Q. You let the subject rest for a few years, didn’t you?
A.

Q. The fact that the mummies in the Tarim Basin had these Western features caused a bit of consternation, didn’t it?
A.
I’d always said that China didn’t grow up in isolation. Chinese civilization must have been in intimate contact with other civilizations. People have the idea that China is off there in the East and it’s behind a Great Wall. The Chinese themselves believe that and the Westerners believe that, they say, ‘How could there be any connection with the West when it’s so far away and people didn’t have good transportation?’ I think all cultures are related and that we’ve been having exchanges from the very beginning. People used to say, ‘Well, all these cultures are independently derived. They create themselves.’ I was a strong opponent of that. From my study of ancient Chinese history and ancient Chinese civilization, I could see there were aspects that were similar to Western civilization.
Everybody used to say, ‘Where’s the smoking gun? There’s just a big hole in the middle of central Asia.’ So when the mummies were discovered, I felt so vindicated.
When I first saw them, I was so stunned by their incredible state of preservation that I almost didn’t believe it. But after working with the mummies for 10 years, and studying archaeology and technology, I said, ‘It all makes sense and it all fits together.’
It even gets into the history of languages, because there are some words in Chinese, like ‘honey’ and ‘lion,’ that are Indo-European words. They entered Chinese at least 2,200 years ago. Since these mummies are almost certainly Indo-European you think, ‘OK, they were bringing their words with them.’ But then we have to study very carefully which Indo-European languages. It turns out, there’s a language we didn’t even know about at all until the early 20th century called Tocharian. ... We have evidence that the Chinese probably got their words for ‘lion’ and ‘honey’ and some other words from the Tocharians. Who was living out there then? The mummies? We have their bodies, we have words, then you try to match words and bodies. Then we try to bring together words, bodies and textiles or tomb types or ceramics. You bring all sorts of things to see how they fit together in a big puzzle.
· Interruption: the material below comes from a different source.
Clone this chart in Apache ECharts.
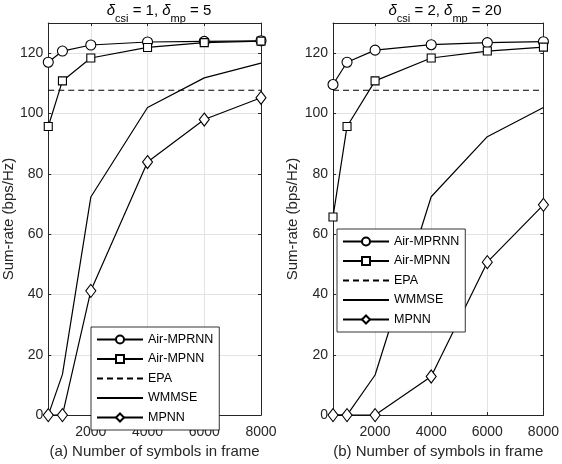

Q. The mummies and all the findings seem like it could really shake things up in Silk Road scholarship.
A.
It has, but I think people haven’t actually come to grips with how much it has. I mean, they’re still in shock. The mummies themselves are shocking because you can’t believe how well-preserved they are. The most gratifying thing of all is when great scholars start to go out there and lead their own research projects, following up on these discoveries.

Q. What do you hope the general public takes away from these findings?
A.
I want people to feel a sense of commonality with those people of the past and to realize that the people of the past are people just like us—they have the same kind of desires and worries. They have symbolism, they care about their appearance—there are combs, there is mascara, [there are] mirrors. You can learn from this where we got trousers, because these people were among the first people who were wearing trousers.
What I want people to take away from this is that our culture has its roots in the past. The word for ‘silk’ in English came across this path very early from China, so we have this very old Chinese word in English, and the Chinese have a very old Western word in Chinese. I’d like people to learn about the past, but not think of the past as something distant and cut off. There’s a continuity up to the present and those people are all part of the big human family and our lives have been impacted by them. All cultures are connected.